§ WRITTEN REQUEST:
Below is some material; set it all down exactly, apart from the pictures.

»»

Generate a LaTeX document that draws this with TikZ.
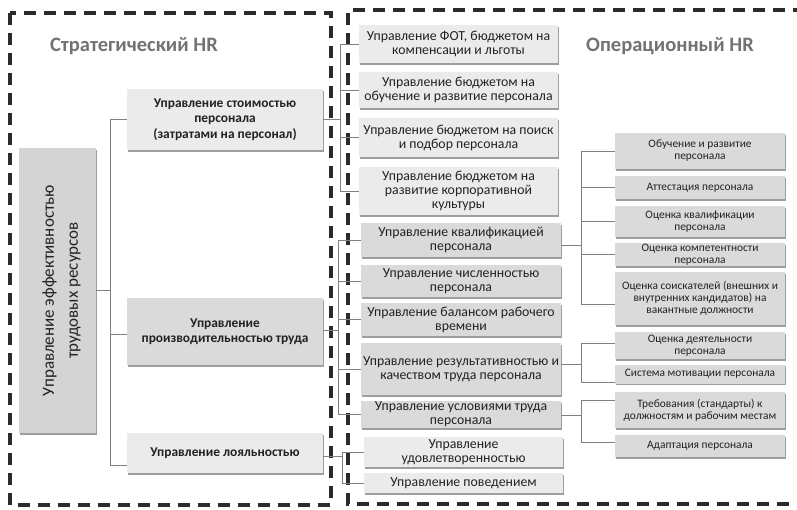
\documentclass[tikz,border=0pt]{standalone}
\usepackage{fontspec}
\setmainfont{Carlito}
\usetikzlibrary{shadows}
\definecolor{boxlight}{HTML}{EBEBEB}
\definecolor{boxmid}{HTML}{DADADA}
\definecolor{boxdark}{HTML}{D4D4D4}
\definecolor{txt}{HTML}{222222}
\definecolor{ttl}{HTML}{737373}
\definecolor{dashc}{HTML}{2B2B2B}
\tikzset{
  box/.style={rectangle, inner sep=1pt, align=center, text=txt,
    general shadow={fill=black!38, shadow xshift=0.6pt, shadow yshift=-1.8pt}},
  lbox/.style={box, fill=boxlight},
  mbox/.style={box, fill=boxmid},
  midtxt/.style={font=\fontsize{13.8}{14}\selectfont},
  rtxt/.style={font=\fontsize{11.4}{12}\selectfont},
  lvtxt/.style={font=\bfseries\fontsize{13.4}{15.5}\selectfont},
  conn/.style={draw=black!50, line width=0.8pt},
  frame/.style={draw=dashc, line width=3.5pt, dash pattern=on 12pt off 8pt},
  title/.style={text=ttl, font=\bfseries\fontsize{20.5}{22}\selectfont}
}
\begin{document}
\begin{tikzpicture}[x=1pt,y=-1pt]
\useasboundingbox[fill=white] (0,0) rectangle (797,510);
% frames
\draw[frame] (10,13) rectangle (331,505);
\draw[frame] (805,10) -- (348,10) -- (348,504) -- (805,504);
% titles
\node[title] (t1) at (134,46) {Стратегический HR};
\node[title] (t2) at (670,46) {Операционный HR};
% main
\node[box, fill=boxdark, minimum width=77pt, minimum height=285pt] (main) at (57.5,290.5) {};
\node[rotate=90, align=center, text=txt, font=\fontsize{17}{24}\selectfont] (maintxt) at ([xshift=4pt]main.center) {Управление эффективностью\\трудовых ресурсов};
% level 2
\node[lbox, lvtxt, minimum width=196pt, minimum height=61pt] (s1) at (225,119.5) {Управление стоимостью\\персонала\\(затратами на персонал)};
\node[mbox, lvtxt, minimum width=196pt, minimum height=67pt] (s2) at (225,331.5) {Управление\\производительностью труда};
\node[lbox, lvtxt, minimum width=196pt, minimum height=40pt] (s3) at (225,453) {Управление лояльностью};
% middle column
\node[lbox, midtxt, minimum width=199pt, minimum height=38pt] (m1) at (458.5,44) {Управление ФОТ, бюджетом на\\компенсации и льготы};
\node[lbox, midtxt, minimum width=199pt, minimum height=36pt] (m2) at (458.5,90) {Управление бюджетом на\\обучение и развитие персонала};
\node[lbox, midtxt, minimum width=199pt, minimum height=39pt] (m3) at (458.5,137.5) {Управление бюджетом на поиск\\и подбор персонала};
\node[lbox, midtxt, minimum width=199pt, minimum height=48pt] (m4) at (458.5,191) {Управление бюджетом на\\развитие корпоративной\\культуры};
\node[mbox, midtxt, minimum width=200pt, minimum height=34pt] (m5) at (461,240) {Управление квалификацией\\персонала};
\node[mbox, midtxt, minimum width=200pt, minimum height=32pt] (m6) at (461,281) {Управление численностью\\персонала};
\node[mbox, midtxt, minimum width=200pt, minimum height=33pt] (m7) at (461,319.5) {Управление балансом рабочего\\времени};
\node[mbox, midtxt, minimum width=200pt, minimum height=52pt] (m8) at (461,369) {Управление результативностью и\\качеством труда персонала};
\node[mbox, midtxt, minimum width=200pt, minimum height=27pt] (m9) at (461,414.5) {Управление условиями труда\\персонала};
\node[lbox, midtxt, minimum width=199pt, minimum height=30pt] (m10) at (463.5,452) {Управление\\удовлетворенностью};
\node[lbox, midtxt, minimum width=199pt, minimum height=20pt] (m11) at (463.5,483) {Управление поведением};
% right column
\node[mbox, rtxt, minimum width=170pt, minimum height=36pt] (r1) at (700,151) {Обучение и развитие\\персонала};
\node[mbox, rtxt, minimum width=170pt, minimum height=23pt] (r2) at (700,187.5) {Аттестация персонала};
\node[mbox, rtxt, minimum width=170pt, minimum height=31pt] (r3) at (700,221.5) {Оценка квалификации\\персонала};
\node[mbox, rtxt, minimum width=170pt, minimum height=23pt] (r4) at (700,254.5) {Оценка компетентности\\персонала};
\node[mbox, rtxt, minimum width=170pt, minimum height=53pt] (r5) at (700,298.5) {Оценка соискателей (внешних и\\внутренних кандидатов) на\\вакантные должности};
\node[mbox, rtxt, minimum width=170pt, minimum height=27pt] (r6) at (700,345.5) {Оценка деятельности\\персонала};
\node[mbox, rtxt, minimum width=170pt, minimum height=19pt] (r7) at (700,374) {Система мотивации персонала};
\node[mbox, rtxt, minimum width=170pt, minimum height=36pt] (r8) at (700,410) {Требования (стандарты) к\\должностям и рабочим местам};
\node[mbox, rtxt, minimum width=170pt, minimum height=22pt] (r9) at (700,446) {Адаптация персонала};
% connectors: main -> level 2
\draw[conn] (main.east) -- ++(14,0) |- (s1.west);
\draw[conn] (main.east) -- ++(14,0) |- ([yshift=-3pt]s2.west);
\draw[conn] (main.east) -- ++(14,0) |- ([yshift=-12pt]s3.west);
% cost group
\foreach \m in {m1,m2,m3,m4}{\draw[conn] (s1.east) -- ++(17,0) |- (\m.west);}
% productivity group
\foreach \m in {m5,m6,m7,m8,m9}{\draw[conn] ([yshift=1pt]s2.east) -- ++(15,0) |- (\m.west);}
% loyalty group
\foreach \m in {m10,m11}{\draw[conn] ([yshift=-3pt]s3.east) -- ++(19,0) |- (\m.west);}
% qualification group
\foreach \r in {r1,r2,r3,r4}{\draw[conn] ([yshift=-5pt]m5.east) -- ++(20,0) |- (\r.west);}
\draw[conn] ([yshift=-5pt]m5.east) -- ++(20,0) |- ([yshift=-6pt]r5.west);
% results group
\draw[conn] ([yshift=5pt]m8.east) -- ++(20,0) |- ([yshift=2pt]r6.west);
\draw[conn] ([yshift=5pt]m8.east) -- ++(20,0) |- ([yshift=-8pt]r7.west);
% conditions group
\draw[conn] ([yshift=-1pt]m9.east) -- ++(20,0) |- ([yshift=10pt]r8.west);
\draw[conn] ([yshift=-1pt]m9.east) -- ++(20,0) |- ([yshift=4pt]r9.west);
\end{tikzpicture}
\end{document}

««

§ EXERCISE RESPONSE:
Generate a LaTeX document that draws this with TikZ.
\documentclass[tikz,border=0pt]{standalone}
\usepackage{fontspec}
\setmainfont{Carlito}
\usetikzlibrary{shadows}
\definecolor{boxlight}{HTML}{EBEBEB}
\definecolor{boxmid}{HTML}{DADADA}
\definecolor{boxdark}{HTML}{D4D4D4}
\definecolor{txt}{HTML}{222222}
\definecolor{ttl}{HTML}{737373}
\definecolor{dashc}{HTML}{2B2B2B}
\tikzset{
  box/.style={rectangle, inner sep=1pt, align=center, text=txt,
    general shadow={fill=black!38, shadow xshift=0.6pt, shadow yshift=-1.8pt}},
  lbox/.style={box, fill=boxlight},
  mbox/.style={box, fill=boxmid},
  midtxt/.style={font=\fontsize{13.8}{14}\selectfont},
  rtxt/.style={font=\fontsize{11.4}{12}\selectfont},
  lvtxt/.style={font=\bfseries\fontsize{13.4}{15.5}\selectfont},
  conn/.style={draw=black!50, line width=0.8pt},
  frame/.style={draw=dashc, line width=3.5pt, dash pattern=on 12pt off 8pt},
  title/.style={text=ttl, font=\bfseries\fontsize{20.5}{22}\selectfont}
}
\begin{document}
\begin{tikzpicture}[x=1pt,y=-1pt]
\useasboundingbox[fill=white] (0,0) rectangle (797,510);
% frames
\draw[frame] (10,13) rectangle (331,505);
\draw[frame] (805,10) -- (348,10) -- (348,504) -- (805,504);
% titles
\node[title] (t1) at (134,46) {Стратегический HR};
\node[title] (t2) at (670,46) {Операционный HR};
% main
\node[box, fill=boxdark, minimum width=77pt, minimum height=285pt] (main) at (57.5,290.5) {};
\node[rotate=90, align=center, text=txt, font=\fontsize{17}{24}\selectfont] (maintxt) at ([xshift=4pt]main.center) {Управление эффективностью\\трудовых ресурсов};
% level 2
\node[lbox, lvtxt, minimum width=196pt, minimum height=61pt] (s1) at (225,119.5) {Управление стоимостью\\персонала\\(затратами на персонал)};
\node[mbox, lvtxt, minimum width=196pt, minimum height=67pt] (s2) at (225,331.5) {Управление\\производительностью труда};
\node[lbox, lvtxt, minimum width=196pt, minimum height=40pt] (s3) at (225,453) {Управление лояльностью};
% middle column
\node[lbox, midtxt, minimum width=199pt, minimum height=38pt] (m1) at (458.5,44) {Управление ФОТ, бюджетом на\\компенсации и льготы};
\node[lbox, midtxt, minimum width=199pt, minimum height=36pt] (m2) at (458.5,90) {Управление бюджетом на\\обучение и развитие персонала};
\node[lbox, midtxt, minimum width=199pt, minimum height=39pt] (m3) at (458.5,137.5) {Управление бюджетом на поиск\\и подбор персонала};
\node[lbox, midtxt, minimum width=199pt, minimum height=48pt] (m4) at (458.5,191) {Управление бюджетом на\\развитие корпоративной\\культуры};
\node[mbox, midtxt, minimum width=200pt, minimum height=34pt] (m5) at (461,240) {Управление квалификацией\\персонала};
\node[mbox, midtxt, minimum width=200pt, minimum height=32pt] (m6) at (461,281) {Управление численностью\\персонала};
\node[mbox, midtxt, minimum width=200pt, minimum height=33pt] (m7) at (461,319.5) {Управление балансом рабочего\\времени};
\node[mbox, midtxt, minimum width=200pt, minimum height=52pt] (m8) at (461,369) {Управление результативностью и\\качеством труда персонала};
\node[mbox, midtxt, minimum width=200pt, minimum height=27pt] (m9) at (461,414.5) {Управление условиями труда\\персонала};
\node[lbox, midtxt, minimum width=199pt, minimum height=30pt] (m10) at (463.5,452) {Управление\\удовлетворенностью};
\node[lbox, midtxt, minimum width=199pt, minimum height=20pt] (m11) at (463.5,483) {Управление поведением};
% right column
\node[mbox, rtxt, minimum width=170pt, minimum height=36pt] (r1) at (700,151) {Обучение и развитие\\персонала};
\node[mbox, rtxt, minimum width=170pt, minimum height=23pt] (r2) at (700,187.5) {Аттестация персонала};
\node[mbox, rtxt, minimum width=170pt, minimum height=31pt] (r3) at (700,221.5) {Оценка квалификации\\персонала};
\node[mbox, rtxt, minimum width=170pt, minimum height=23pt] (r4) at (700,254.5) {Оценка компетентности\\персонала};
\node[mbox, rtxt, minimum width=170pt, minimum height=53pt] (r5) at (700,298.5) {Оценка соискателей (внешних и\\внутренних кандидатов) на\\вакантные должности};
\node[mbox, rtxt, minimum width=170pt, minimum height=27pt] (r6) at (700,345.5) {Оценка деятельности\\персонала};
\node[mbox, rtxt, minimum width=170pt, minimum height=19pt] (r7) at (700,374) {Система мотивации персонала};
\node[mbox, rtxt, minimum width=170pt, minimum height=36pt] (r8) at (700,410) {Требования (стандарты) к\\должностям и рабочим местам};
\node[mbox, rtxt, minimum width=170pt, minimum height=22pt] (r9) at (700,446) {Адаптация персонала};
% connectors: main -> level 2
\draw[conn] (main.east) -- ++(14,0) |- (s1.west);
\draw[conn] (main.east) -- ++(14,0) |- ([yshift=-3pt]s2.west);
\draw[conn] (main.east) -- ++(14,0) |- ([yshift=-12pt]s3.west);
% cost group
\foreach \m in {m1,m2,m3,m4}{\draw[conn] (s1.east) -- ++(17,0) |- (\m.west);}
% productivity group
\foreach \m in {m5,m6,m7,m8,m9}{\draw[conn] ([yshift=1pt]s2.east) -- ++(15,0) |- (\m.west);}
% loyalty group
\foreach \m in {m10,m11}{\draw[conn] ([yshift=-3pt]s3.east) -- ++(19,0) |- (\m.west);}
% qualification group
\foreach \r in {r1,r2,r3,r4}{\draw[conn] ([yshift=-5pt]m5.east) -- ++(20,0) |- (\r.west);}
\draw[conn] ([yshift=-5pt]m5.east) -- ++(20,0) |- ([yshift=-6pt]r5.west);
% results group
\draw[conn] ([yshift=5pt]m8.east) -- ++(20,0) |- ([yshift=2pt]r6.west);
\draw[conn] ([yshift=5pt]m8.east) -- ++(20,0) |- ([yshift=-8pt]r7.west);
% conditions group
\draw[conn] ([yshift=-1pt]m9.east) -- ++(20,0) |- ([yshift=10pt]r8.west);
\draw[conn] ([yshift=-1pt]m9.east) -- ++(20,0) |- ([yshift=4pt]r9.west);
\end{tikzpicture}
\end{document}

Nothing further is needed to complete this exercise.